#### [DATA EXTRACT]

>> Start

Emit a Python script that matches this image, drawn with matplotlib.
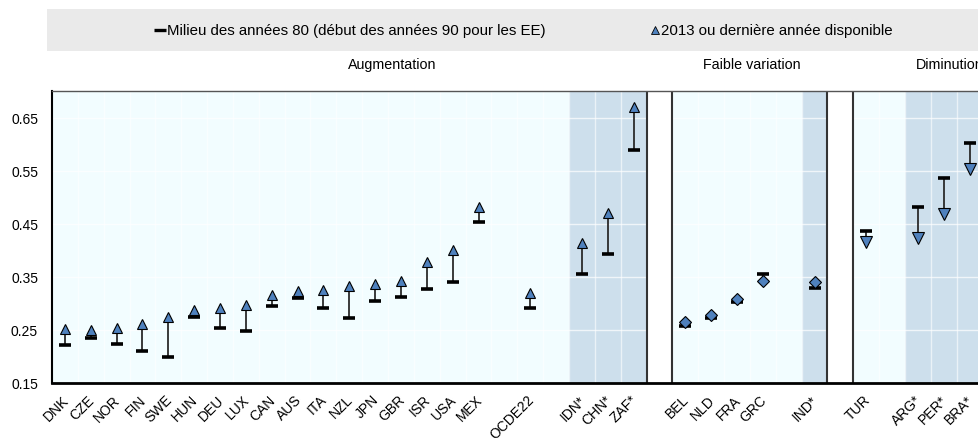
import matplotlib.pyplot as plt
from matplotlib.patches import Rectangle
from matplotlib.transforms import ScaledTranslation

plt.rcParams['font.family'] = ['Liberation Sans', 'DejaVu Sans']

# Augmentation
aug_pays = ['DNK', 'CZE', 'NOR', 'FIN', 'SWE', 'HUN', 'DEU', 'LUX', 'CAN', 'AUS', 'ITA', 'NZL',
            'JPN', 'GBR', 'ISR', 'USA', 'MEX', '', 'OCDE22', '', 'IDN*', 'CHN*', 'ZAF*']
aug_1985 = [0.221, 0.234, 0.223, 0.210, 0.198, 0.273, 0.252, 0.247, 0.294, 0.310, 0.291, 0.272,
            0.303, 0.311, 0.327, 0.340, 0.453, None, 0.290, None, 0.355, 0.392, 0.588]
aug_2013 = [0.251, 0.250, 0.253, 0.261, 0.273, 0.287, 0.291, 0.296, 0.315, 0.323, 0.325, 0.333,
            0.336, 0.342, 0.377, 0.400, 0.481, None, 0.318, None, 0.414, 0.469, 0.669]

# Faible variation
fai_pays = ['BEL', 'NLD', 'FRA', 'GRC', '', 'IND*']
fai_1985 = [0.257, 0.272, 0.302, 0.354, None, 0.329]
fai_2013 = [0.265, 0.278, 0.307, 0.341, None, 0.339]

# Diminution
dim_pays = ['TUR', '', 'ARG*', 'PER*', 'BRA*']
dim_1985 = [0.435, None, 0.482, 0.536, 0.601]
dim_2013 = [0.415, None, 0.423, 0.467, 0.552]

groupes = [
    (aug_pays, aug_1985, aug_2013, '^', 7.8),
    (fai_pays, fai_1985, fai_2013, 'D', 6.2),
    (dim_pays, dim_1985, dim_2013, 'v', 8.0),
]

fond = '#F2FDFF'
bande = '#CDDFEC'
bleu = '#4F81BD'

fig = plt.figure(figsize=(9.79, 4.39), dpi=100)
fig.patch.set_facecolor('white')

# zone d'en-tete en pixels
hdr = fig.add_axes([0, 0, 1, 1])
hdr.set_xlim(0, 979)
hdr.set_ylim(439, 0)
hdr.axis('off')
hdr.add_patch(Rectangle((47, 10), 940, 42, facecolor='#EAEAEA', edgecolor='none'))
hdr.plot([160.5], [31], marker='_', ms=8, mew=2.4, color='black')
hdr.text(167, 31, 'Milieu des années 80 (début des années 90 pour les EE)', fontsize=10.8,
         va='center', ha='left')
hdr.plot([655.5], [31], marker='^', ms=5.5, mfc=bleu, mec='black', mew=0.6, ls='none')
hdr.text(661, 31, '2013 ou dernière année disponible', fontsize=10.8, va='center', ha='left')
hdr.text(392, 65, 'Augmentation', fontsize=10.3, va='center', ha='center')
hdr.text(752, 65, 'Faible variation', fontsize=10.3, va='center', ha='center')
hdr.text(916, 65, 'Diminution', fontsize=10.3, va='center', ha='left')

n_total = sum(len(g[0]) for g in groupes) + len(groupes) - 1
ax = fig.add_axes([52 / 979, 1 - 383.5 / 439, n_total * 25.85 / 979, 291.5 / 439])
ax.set_facecolor(fond)
ax.set_xlim(-0.5, n_total - 0.5)
ax.set_ylim(0.15, 0.70)

labels = []
pos = 0
for gi, (pays, v85, v13, mk, ms) in enumerate(groupes):
    for p, a, b in zip(pays, v85, v13):
        labels.append(p)
        if p.endswith('*'):
            ax.axvspan(pos - 0.5, pos + 0.5, color=bande, lw=0, zorder=0)
        if a is not None:
            ax.vlines(pos, a, b, color='#2b2b2b', lw=1.3, zorder=2)
            ax.plot(pos, a, marker='_', ms=8.6, mew=2.6, color='black', zorder=3)
            ax.plot(pos, b, marker=mk, ms=ms, mfc=bleu, mec='black', mew=0.8, ls='none', zorder=4)
        pos += 1
    if gi < len(groupes) - 1:
        # colonne blanche de separation
        labels.append('')
        ax.axvspan(pos - 0.5, pos + 0.5, color='white', lw=0, zorder=1)
        ax.axvline(pos - 0.5, color='#333333', lw=1.5, zorder=1.5)
        ax.axvline(pos + 0.5, color='#333333', lw=1.5, zorder=1.5)
        pos += 1

# grille claire
for x in range(n_total - 1):
    ax.axvline(x + 0.5, color='white', lw=1, alpha=0.6, zorder=0.5)
yt = [0.15, 0.25, 0.35, 0.45, 0.55, 0.65]
for y in yt[1:]:
    ax.axhline(y, color='white', lw=1, alpha=0.7, zorder=0.5)

ax.set_yticks(yt)
ax.set_yticklabels(['%.2f' % y for y in yt], fontsize=10)
ax.set_xticks(range(n_total))
ax.set_xticklabels(labels, fontsize=10, rotation=45, ha='right', va='center',
                   rotation_mode='anchor')
ax.tick_params(axis='both', length=0)
ax.tick_params(axis='y', pad=10)
ax.tick_params(axis='x', pad=10.5)
for lab in ax.get_xticklabels():
    lab.set_transform(lab.get_transform() + ScaledTranslation(1.5 / 100, 0, fig.dpi_scale_trans))

ax.spines['left'].set_color('black')
ax.spines['left'].set_linewidth(1.5)
ax.spines['bottom'].set_color('black')
ax.spines['bottom'].set_linewidth(2)
ax.spines['top'].set_color('#555555')
ax.spines['top'].set_linewidth(1)
ax.spines['right'].set_visible(False)

fig.savefig('out.png', dpi=100)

>> End

#### [DIRECTIVE]
Skip the pictures, please, and transcribe only the lines from the beginning of the material through the one that contains "0.414, 0.469, 0.669]".

#### [WRITTEN SOLUTION]
Emit a Python script that matches this image, drawn with matplotlib.
import matplotlib.pyplot as plt
from matplotlib.patches import Rectangle
from matplotlib.transforms import ScaledTranslation

plt.rcParams['font.family'] = ['Liberation Sans', 'DejaVu Sans']

# Augmentation
aug_pays = ['DNK', 'CZE', 'NOR', 'FIN', 'SWE', 'HUN', 'DEU', 'LUX', 'CAN', 'AUS', 'ITA', 'NZL',
            'JPN', 'GBR', 'ISR', 'USA', 'MEX', '', 'OCDE22', '', 'IDN*', 'CHN*', 'ZAF*']
aug_1985 = [0.221, 0.234, 0.223, 0.210, 0.198, 0.273, 0.252, 0.247, 0.294, 0.310, 0.291, 0.272,
            0.303, 0.311, 0.327, 0.340, 0.453, None, 0.290, None, 0.355, 0.392, 0.588]
aug_2013 = [0.251, 0.250, 0.253, 0.261, 0.273, 0.287, 0.291, 0.296, 0.315, 0.323, 0.325, 0.333,
            0.336, 0.342, 0.377, 0.400, 0.481, None, 0.318, None, 0.414, 0.469, 0.669]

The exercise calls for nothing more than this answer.